#### SET TASK:
Set the lines down again exactly, first line through the line that contains "77.4, 93.0, 100];", with no pictures.

#### INFORMATION SUPPLIED:

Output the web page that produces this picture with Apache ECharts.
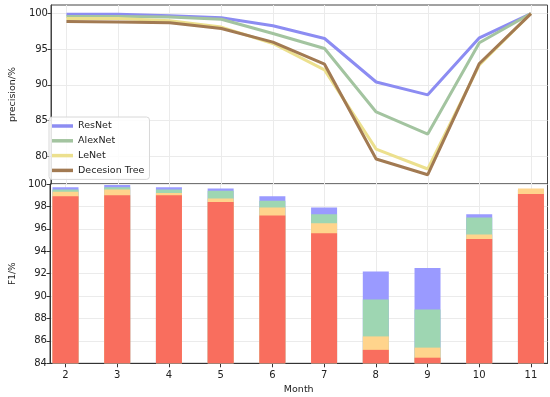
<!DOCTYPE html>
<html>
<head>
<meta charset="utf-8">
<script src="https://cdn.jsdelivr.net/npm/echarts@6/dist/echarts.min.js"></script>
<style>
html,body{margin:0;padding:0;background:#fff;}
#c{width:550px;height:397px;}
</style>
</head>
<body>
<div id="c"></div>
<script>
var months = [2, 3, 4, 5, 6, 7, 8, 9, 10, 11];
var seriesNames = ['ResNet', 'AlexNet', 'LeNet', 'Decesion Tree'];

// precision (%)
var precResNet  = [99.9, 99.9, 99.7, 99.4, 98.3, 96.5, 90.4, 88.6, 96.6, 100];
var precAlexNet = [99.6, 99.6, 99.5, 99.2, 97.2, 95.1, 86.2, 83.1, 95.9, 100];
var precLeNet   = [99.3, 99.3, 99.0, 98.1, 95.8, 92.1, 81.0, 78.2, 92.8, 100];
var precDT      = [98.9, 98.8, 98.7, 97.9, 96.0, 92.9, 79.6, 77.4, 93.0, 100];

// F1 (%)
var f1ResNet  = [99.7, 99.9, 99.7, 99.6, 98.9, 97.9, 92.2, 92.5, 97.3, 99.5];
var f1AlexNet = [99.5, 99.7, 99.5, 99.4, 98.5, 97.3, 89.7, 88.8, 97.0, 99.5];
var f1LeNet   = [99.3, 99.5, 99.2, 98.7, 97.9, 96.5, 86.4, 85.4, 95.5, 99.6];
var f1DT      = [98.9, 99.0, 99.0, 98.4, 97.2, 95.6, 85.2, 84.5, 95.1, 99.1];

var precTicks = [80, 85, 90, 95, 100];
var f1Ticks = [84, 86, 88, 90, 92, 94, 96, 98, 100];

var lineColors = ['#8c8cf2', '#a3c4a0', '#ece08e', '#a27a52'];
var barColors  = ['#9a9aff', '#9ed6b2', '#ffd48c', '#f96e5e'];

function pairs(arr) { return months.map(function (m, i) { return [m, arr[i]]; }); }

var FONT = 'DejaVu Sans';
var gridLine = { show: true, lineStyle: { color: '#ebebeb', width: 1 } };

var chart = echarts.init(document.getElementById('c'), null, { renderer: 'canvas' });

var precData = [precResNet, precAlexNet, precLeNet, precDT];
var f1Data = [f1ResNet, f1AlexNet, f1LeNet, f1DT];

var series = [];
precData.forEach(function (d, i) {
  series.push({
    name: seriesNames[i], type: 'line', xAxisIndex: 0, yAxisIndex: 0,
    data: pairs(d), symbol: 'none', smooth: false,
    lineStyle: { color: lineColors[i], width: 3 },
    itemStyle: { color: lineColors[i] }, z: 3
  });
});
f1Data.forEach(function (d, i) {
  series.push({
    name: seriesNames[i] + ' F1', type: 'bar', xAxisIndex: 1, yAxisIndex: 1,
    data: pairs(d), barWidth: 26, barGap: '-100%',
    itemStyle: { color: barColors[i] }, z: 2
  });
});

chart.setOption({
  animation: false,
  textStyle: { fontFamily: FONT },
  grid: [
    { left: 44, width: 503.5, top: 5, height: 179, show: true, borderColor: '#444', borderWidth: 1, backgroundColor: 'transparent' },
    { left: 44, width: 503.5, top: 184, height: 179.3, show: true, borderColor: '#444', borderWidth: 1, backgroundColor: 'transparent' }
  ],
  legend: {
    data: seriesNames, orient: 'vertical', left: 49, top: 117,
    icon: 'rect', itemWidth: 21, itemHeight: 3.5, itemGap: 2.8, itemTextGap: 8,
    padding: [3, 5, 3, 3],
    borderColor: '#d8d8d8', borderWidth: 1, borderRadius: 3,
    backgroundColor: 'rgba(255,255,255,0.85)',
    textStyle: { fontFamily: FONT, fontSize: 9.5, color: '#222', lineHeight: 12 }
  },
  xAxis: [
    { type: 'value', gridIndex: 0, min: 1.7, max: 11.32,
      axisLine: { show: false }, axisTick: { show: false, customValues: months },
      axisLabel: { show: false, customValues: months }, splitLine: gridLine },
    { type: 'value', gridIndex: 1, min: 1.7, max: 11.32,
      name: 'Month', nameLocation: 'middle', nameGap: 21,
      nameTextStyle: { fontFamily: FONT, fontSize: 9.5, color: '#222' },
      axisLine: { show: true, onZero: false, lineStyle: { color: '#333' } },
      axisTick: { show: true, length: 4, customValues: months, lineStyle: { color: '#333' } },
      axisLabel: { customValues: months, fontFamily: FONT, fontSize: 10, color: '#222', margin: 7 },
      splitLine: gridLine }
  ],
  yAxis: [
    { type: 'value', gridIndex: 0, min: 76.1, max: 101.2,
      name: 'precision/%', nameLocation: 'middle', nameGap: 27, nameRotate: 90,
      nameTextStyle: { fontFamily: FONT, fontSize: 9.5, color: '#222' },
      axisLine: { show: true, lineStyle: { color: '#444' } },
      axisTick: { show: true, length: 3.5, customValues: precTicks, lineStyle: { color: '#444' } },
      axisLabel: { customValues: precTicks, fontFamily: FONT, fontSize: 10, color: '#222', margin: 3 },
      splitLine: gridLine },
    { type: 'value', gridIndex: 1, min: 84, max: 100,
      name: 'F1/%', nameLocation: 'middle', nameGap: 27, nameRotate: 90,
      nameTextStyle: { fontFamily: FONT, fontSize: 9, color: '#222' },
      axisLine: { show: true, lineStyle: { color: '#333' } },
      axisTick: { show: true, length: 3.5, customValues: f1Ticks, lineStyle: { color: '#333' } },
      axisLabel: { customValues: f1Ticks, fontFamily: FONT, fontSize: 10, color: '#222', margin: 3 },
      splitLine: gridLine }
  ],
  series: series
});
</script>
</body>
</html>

#### TASK ANSWER:
Output the web page that produces this picture with Apache ECharts.
<!DOCTYPE html>
<html>
<head>
<meta charset="utf-8">
<script src="https://cdn.jsdelivr.net/npm/echarts@6/dist/echarts.min.js"></script>
<style>
html,body{margin:0;padding:0;background:#fff;}
#c{width:550px;height:397px;}
</style>
</head>
<body>
<div id="c"></div>
<script>
var months = [2, 3, 4, 5, 6, 7, 8, 9, 10, 11];
var seriesNames = ['ResNet', 'AlexNet', 'LeNet', 'Decesion Tree'];

// precision (%)
var precResNet  = [99.9, 99.9, 99.7, 99.4, 98.3, 96.5, 90.4, 88.6, 96.6, 100];
var precAlexNet = [99.6, 99.6, 99.5, 99.2, 97.2, 95.1, 86.2, 83.1, 95.9, 100];
var precLeNet   = [99.3, 99.3, 99.0, 98.1, 95.8, 92.1, 81.0, 78.2, 92.8, 100];
var precDT      = [98.9, 98.8, 98.7, 97.9, 96.0, 92.9, 79.6, 77.4, 93.0, 100];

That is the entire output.